Four-helix Bundles
Four-helix bundles typically consist of four helices packed in a coiled-coil arrangement with a sterically close-packed hydrophobic core in the center. Pairs of adjacent helices are often additionally stabilized by salt bridges between charged amino acids. The helix axes typically are oriented about 20 degrees from their neighboring helices, a much shallower incline than in the larger helical structure of the globin fold.

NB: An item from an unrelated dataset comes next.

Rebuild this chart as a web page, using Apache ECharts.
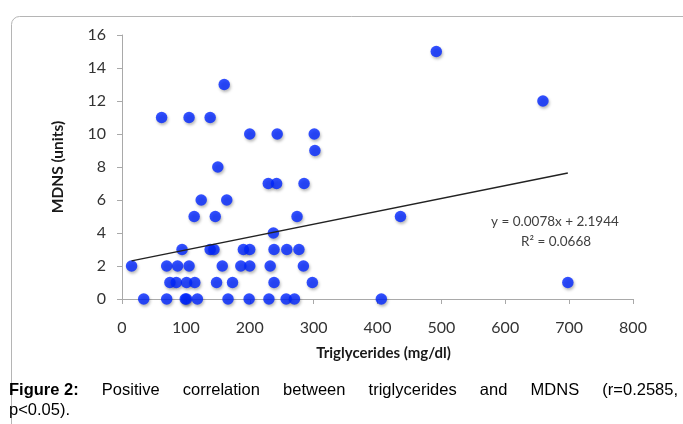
<!DOCTYPE html>
<html>
<head>
<meta charset="utf-8">
<script src="https://cdn.jsdelivr.net/npm/echarts@6/dist/echarts.min.js"></script>
<style>
html,body{margin:0;padding:0;background:#fff;}
#chart{width:683px;height:424px;}
</style>
</head>
<body>
<div id="chart"></div>
<script>
// Data
const triglycerides = [
  34, 70, 99, 101, 118, 166, 199, 230, 257, 270, 406,      // MDNS 0
  75, 85, 101, 114, 148, 173, 238, 298, 698,                // MDNS 1
  15, 70, 87, 105, 157, 186, 200, 232, 284,                 // MDNS 2
  94, 138, 144, 190, 200, 238, 258, 277,                    // MDNS 3
  237,                                                      // MDNS 4
  113, 146, 274, 436,                                       // MDNS 5
  124, 164,                                                 // MDNS 6
  229, 242, 285,                                            // MDNS 7
  150,                                                      // MDNS 8
  302,                                                      // MDNS 9
  200, 243, 301,                                            // MDNS 10
  62, 105, 138,                                             // MDNS 11
  659,                                                      // MDNS 12
  160,                                                      // MDNS 13
  492                                                       // MDNS 15
];
const mdns = [
  0,0,0,0,0,0,0,0,0,0,0,
  1,1,1,1,1,1,1,1,1,
  2,2,2,2,2,2,2,2,2,
  3,3,3,3,3,3,3,3,
  4,
  5,5,5,5,
  6,6,
  7,7,7,
  8,
  9,
  10,10,10,
  11,11,11,
  12,
  13,
  15
];
// Trend line end points
const trendX = [15, 698];
const trendY = [2.31, 7.64];
const equationText = 'y = 0.0078x + 2.1944';
const r2Text = 'R² = 0.0668';
const xTicks = [0, 800, 100];
const yTicks = [0, 16, 2];
const xName = 'Triglycerides (mg/dl)';
const yName = 'MDNS (units)';
const captionBold = 'Figure 2:';
const captionWords = ['Positive', 'correlation', 'between', 'triglycerides', 'and', 'MDNS', '(r=0.2585,'];
const captionLine2 = 'p<0.05).';

const chart = echarts.init(document.getElementById('chart'), null, {renderer: 'canvas'});

const points = triglycerides.map((x, i) => [x, mdns[i]]);
const trend = trendX.map((x, i) => [x, trendY[i]]);

// justify caption line 1
const ctx = document.createElement('canvas').getContext('2d');
const capFont = '16.5px "Liberation Sans", Arial, sans-serif';
const capBoldFont = 'bold 16.5px "Liberation Sans", Arial, sans-serif';
ctx.font = capBoldFont;
const wBold = ctx.measureText(captionBold).width;
ctx.font = capFont;
const wWords = captionWords.map(w => ctx.measureText(w).width);
const lineLeft = 9, lineRight = 678;
const totalW = wBold + wWords.reduce((a, b) => a + b, 0);
const gap = (lineRight - lineLeft - totalW) / captionWords.length;
const capElems = [{
  type: 'text', left: lineLeft, top: 382,
  style: {text: captionBold, font: capBoldFont, fill: '#000'}
}];
let cx = lineLeft + wBold + gap;
captionWords.forEach((w, i) => {
  capElems.push({type: 'text', left: cx, top: 382, style: {text: w, font: capFont, fill: '#000'}});
  cx += wWords[i] + gap;
});
capElems.push({type: 'text', left: lineLeft, top: 402, style: {text: captionLine2, font: capFont, fill: '#000'}});

const axisColor = '#a9a9a9';
const labelColor = '#333333';

chart.setOption({
  animation: false,
  backgroundColor: '#fff',
  grid: {left: 122, right: 50, top: 35, bottom: 125, containLabel: false},
  xAxis: {
    type: 'value', min: xTicks[0], max: xTicks[1], interval: xTicks[2],
    name: xName, nameLocation: 'middle', nameGap: 47,
    nameTextStyle: {fontFamily: 'Lato', fontWeight: 'bold', fontSize: 15, color: '#1a1a1a', padding: [0, 0, 0, 12]},
    axisLine: {show: true, lineStyle: {color: axisColor, width: 1}},
    axisTick: {show: true, length: 5, lineStyle: {color: axisColor}},
    axisLabel: {color: labelColor, fontFamily: 'Lato', fontSize: 16, margin: 21},
    splitLine: {show: false}
  },
  yAxis: {
    type: 'value', min: yTicks[0], max: yTicks[1], interval: yTicks[2],
    name: yName, nameLocation: 'middle', nameGap: 56, nameRotate: 90,
    nameTextStyle: {fontFamily: 'Lato', fontWeight: 'bold', fontSize: 15.5, color: '#1a1a1a'},
    axisLine: {show: true, lineStyle: {color: axisColor, width: 1}},
    axisTick: {show: true, length: 5, lineStyle: {color: axisColor}},
    axisLabel: {color: labelColor, fontFamily: 'Lato', fontSize: 16, margin: 16},
    splitLine: {show: false}
  },
  series: [
    {
      type: 'scatter', data: points, symbol: 'circle', symbolSize: 11.5, z: 2,
      itemStyle: {color: '#0026ff', shadowColor: 'rgba(0,0,0,0.35)', shadowBlur: 3, shadowOffsetY: 2, shadowOffsetX: 1}
    },
    {
      type: 'line', data: trend, symbol: 'none', z: 3,
      lineStyle: {color: '#222', width: 1.5}
    }
  ],
  graphic: [
    {type: 'rect', left: 9, top: 14, z: -1, silent: true,
     shape: {width: 800, height: 600, r: 8},
     style: {fill: 'none', stroke: '#b5b5b5', lineWidth: 1}},
    {type: 'text', left: 491, top: 215,
     style: {text: equationText, font: '13.5px Lato', fill: '#404040'}},
    {type: 'text', left: 521, top: 235,
     style: {text: r2Text, font: '13.5px Lato', fill: '#404040'}}
  ].concat(capElems)
});
</script>
</body>
</html>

The specific topology of the helices is dependent on the protein - helices that are adjacent in sequence are often antiparallel, although it is also possible to arrange antiparallel links between two pairs of parallel helices. Because dimeric coiled-coils are themselves relatively stable, four-helix bundles can be dimers of coiled-coil pairs, as in the Rop protein. Four-helix bundle can have thermal stability more than 100℃. Other examples of four-helix bundles include cytochrome, ferritin, human growth hormone, cytokine, and Lac repressor C-terminal. The four-helix bundle fold has proven an attractive target for de novo protein design, with numerous de novo four-helix bundle proteins having been successfully designed by rational and by combinatorial methods. Although sequence is not conserved among four-helix bundles, sequence patterns tend to mirror those of coiled-coil structures in which every fourth and seventh residue is hydrophobic.